General Statutes § 31-293 provides, in pertinent part: "If either the employee or the employer brings an action against the third person, he shall immediately notify the other . . ." The plaintiff employee does not contend, in its CT Page 1236 opposition to this motion, that the proposed intervenor Rollins Leasing Corporation is not the employer of the plaintiff employee. Nor does he contend that the name "Rollins Truck Leasing" to whom he sent the letter is the employer.
"The legislature is supreme in the area of legislation, and the courts must apply statutory enactments according to their plain terms." Winslow v. Lewis-Shepard, Inc.,216 Conn. 533, 540 (1990). The notice sent to the name "Rollins Truck Leasing" does not comply with the statute. It was not notice directed to the employer Rollins Leasing Corporation.
This matter is dealt with specifically by the Supreme Court in the case of Gurliacci v. Mayer, 218 Conn. 531 (1991). "an employer who does not receive notice from an employee concerning the institution of a third party action in accordance with § 31-293 cannot be barred from intervening by the passage of time which this statute prescribes, because until notice is given, the time does not begin to run."Gurliacci v. Mayer, supra, p 578. Even the fact that some person affiliated with the employer may have known of the commencement of the action does not constitute compliance with this notice requirement. Gurliacci v. Mayer, supra, p. 578, 579.
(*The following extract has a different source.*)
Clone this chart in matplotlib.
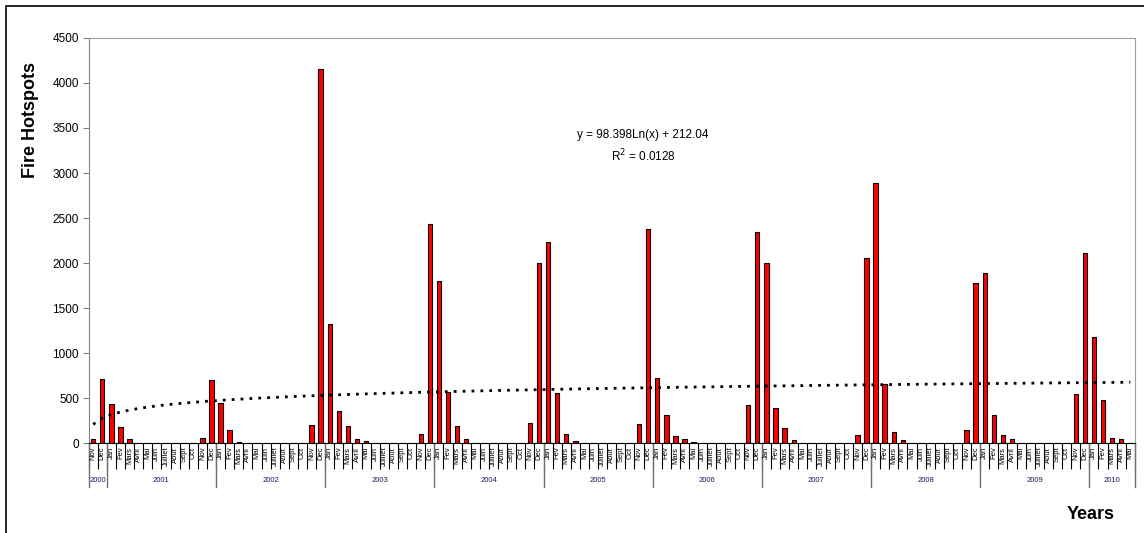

Under circumstances of this nature, the circumstances of the present case, the employer is not required hereafter to await receipt of a proper formal notice from the employee. To hold otherwise would allow a hypothetical employee to forever thwart the employer s intervention by forebearing to ever give notice.
Following the procedure approved by the Supreme Court in these circumstances, the court allows the intervention of the employer, grants the motion to intervene and overrules the plaintiff's objection to intervention by the employer Rollins Leasing Corp. Gurliacci v. Meyer, supra, p. 577, 578.